Tech infrastructure gets $600M overhaul

The Defense Mapping Agency plans to spend more than $600 million over the next eight years overhauling its technology infrastructure to meet the demands of the Defense Department's changing mission. After announcing an agency restructuring last June, DMA stepped up its modernization initiative in F

The Defense Mapping Agency plans to spend more than $600 million over the next eight years overhauling its technology infrastructure to meet the demands of the Defense Department's changing mission.

After announcing an agency restructuring last June, DMA stepped up its modernization initiative in February when it launched the first of two procurements to help migrate its Digital Production System (DPS) for generating maps and charts to an open-systems environment.

More than just a technology refresh, the DPS migration will allow DMA to focus less on producing disposable hard-copy maps and more on delivering near-real time mapping data, said Col. Trey Obering, deputy director of acquisition and technology at DMA.

"We are transforming our production line from a mass-production, customized hardware and software environment to an open-systems environment that is more capable of tailored production and geospatial information-based production," Obering said.

DMA is now looking for a vendor to help manage DPS during the transition.

The Consolidated System Engineering Support contract is expected to be worth $50 million to $100 million over five years, according to Federal Sources Inc., with bidders expected to include Logicon Inc., TASC Inc., TRW Inc. and Unisys Corp.

In spring of 1997 the agency will launch the keystone procurement—an estimated $500 million program to manage the actual DPS migration.

The task will not be easy.
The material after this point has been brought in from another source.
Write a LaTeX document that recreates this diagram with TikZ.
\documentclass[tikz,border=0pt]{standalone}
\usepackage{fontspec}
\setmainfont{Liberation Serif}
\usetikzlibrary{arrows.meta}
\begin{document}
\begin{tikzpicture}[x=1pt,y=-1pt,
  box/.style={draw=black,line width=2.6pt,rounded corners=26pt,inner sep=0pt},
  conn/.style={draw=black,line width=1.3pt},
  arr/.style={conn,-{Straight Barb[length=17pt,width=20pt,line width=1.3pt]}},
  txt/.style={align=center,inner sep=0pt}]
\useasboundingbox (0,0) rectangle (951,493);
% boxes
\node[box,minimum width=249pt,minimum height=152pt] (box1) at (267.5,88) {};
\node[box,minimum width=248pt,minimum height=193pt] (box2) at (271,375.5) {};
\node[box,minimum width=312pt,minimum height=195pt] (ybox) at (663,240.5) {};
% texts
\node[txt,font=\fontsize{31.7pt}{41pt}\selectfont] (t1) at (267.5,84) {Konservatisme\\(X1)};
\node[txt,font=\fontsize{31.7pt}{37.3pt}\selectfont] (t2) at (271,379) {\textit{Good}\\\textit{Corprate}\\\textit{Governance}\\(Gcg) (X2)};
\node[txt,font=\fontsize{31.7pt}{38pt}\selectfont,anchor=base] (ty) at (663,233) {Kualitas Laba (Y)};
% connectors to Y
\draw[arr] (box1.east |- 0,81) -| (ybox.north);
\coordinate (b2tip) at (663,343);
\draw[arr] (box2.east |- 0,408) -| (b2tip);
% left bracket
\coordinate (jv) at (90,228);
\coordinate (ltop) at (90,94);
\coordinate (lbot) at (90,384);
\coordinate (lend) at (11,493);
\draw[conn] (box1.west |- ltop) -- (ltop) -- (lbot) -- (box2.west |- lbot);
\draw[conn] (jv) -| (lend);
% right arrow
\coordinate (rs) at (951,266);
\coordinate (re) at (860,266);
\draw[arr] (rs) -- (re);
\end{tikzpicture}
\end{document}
The existing DPS system, developed by five contractors, includes some 7.5 million lines of code written in seven or eight programming languages and running on 1,000 customized workstations with a half-dozen different operating systems.

DPS might be described as a pipe—one that converts geographic data input at the front end into maps and charts at the back end. In its current configuration, DPS is a fairly rigid system designed to produce a high volume of well-defined products.
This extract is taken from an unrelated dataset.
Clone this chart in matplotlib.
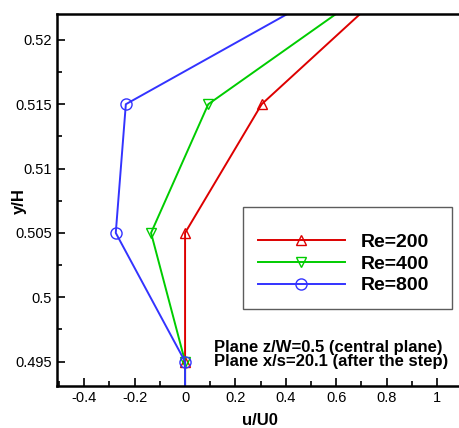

That mass-production mentality reflects DMA's role during the Cold War, where the agency was focused on generating map after map of the Sino-Soviet area, Obering said.

Quick Turnaround

Since the breakup of the Soviet Union, DOD has taken on a diverse series of short-term missions, such as the peace-keeping initiatives in Somalia, Haiti and Bosnia. DMA, in turn, needs to generate a more diverse set of products and often in very short order.

Functionally, DMA's goal is to make its technology more "forward deployable" in DOD operations.

DMA aims ultimately to give users more of a role in defining and generating mapping products. In conjunction with DPS migration, DMA is developing its Global Geospatial Information Services (GGIS) initiative, which will build a large operational data warehouse and provide end users with tools with which to extract information in a variety of shapes and forms.

The agency is planning for a GGIS procurement later this year that is expected to be worth as much as $100 million.

DMA expects the GGIS model—a far cry from today's production pipeline—will improve the quality of the data. "You are trying to provide as much information as possible that is as current and as accurate as possible," Obering said.

That capability will also expand the type of information DMA can provide. For example, a road map has a short shelf life in such areas as Bosnia, where the conditions change constantly. If users have access to updated information on a regular basis, such a map becomes a more valuable tool.

DMA has already restructured its organization to be more responsive by stripping out layers of bureaucracy between DMA service providers and DOD customers. With DPS migration and GGIS it is restructuring its technology infrastructure to a similar end.

"What DMA did was truly significant from the viewpoint of totally re-engineering their operation," said Geoff Gardner, a member of an advisory task board for DMA and the president of Geoff Gardner Group Inc., Arlington, Va.

An industry vendor agreed. "You want to improve the process—the way information is tasked into information systems, the speed with which it can be analyzed and the speed of dissemination to the guys who can really use it," the vendor said.

Later this year DMA is slated to merge with a number of intelligence operations as part of the National Imagery and Mapping Agency (NIMA). However, Obering does not expect this event to derail DMA's migration strategy.

Whether from NIMA or DMA, DOD still requires "forward-deployed customer support with a robust data engine," Obering said. "The scope of what we provide may change, but the basic philosophy and strategy will not."